Anything that had been on a surface now lay on the floor. Books, notepads, plants, cups, and worst of all, her favourite a picture of her father, the one where he was standing proudly by his boat. She bent down to pick it up and saw that the frame’s glass shattered in a fractured crescent: the same shape as a heel of a boot.
Taking a deep breath to steady herself, Lara propped the picture back up on the table, then went to the spare room, where the mess was even more frenzied. The photos, notes and newspaper cuttings on the wall had been torn down, the book case had been upturned, her grandfather’s collection of leather-bound books face-down, pages deliberately torn out, spines broken: what kind of burglar would do that?

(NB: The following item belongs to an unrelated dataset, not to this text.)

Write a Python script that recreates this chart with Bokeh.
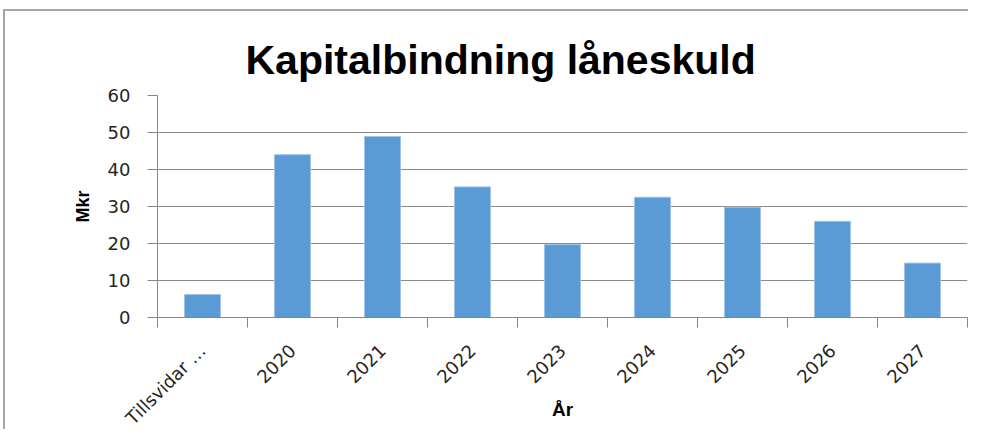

Instinctively Lara knew it was linked to her investigation into Sandrine, Meyer and Helen Groves. She had done plenty of investigations into dangerous people before: an Albanian drug gang, even an expose that had sent an East End crime lord to jail. She’d been threatened, once even physically, but never before had her work spilled over into her private life in this way.
She pushed through into her bedroom: ransacked. The duvet was leaking fluff, her wardrobe door and drawers were open, the arms and legs of jeans and shirts strewn like broken limbs across the floor.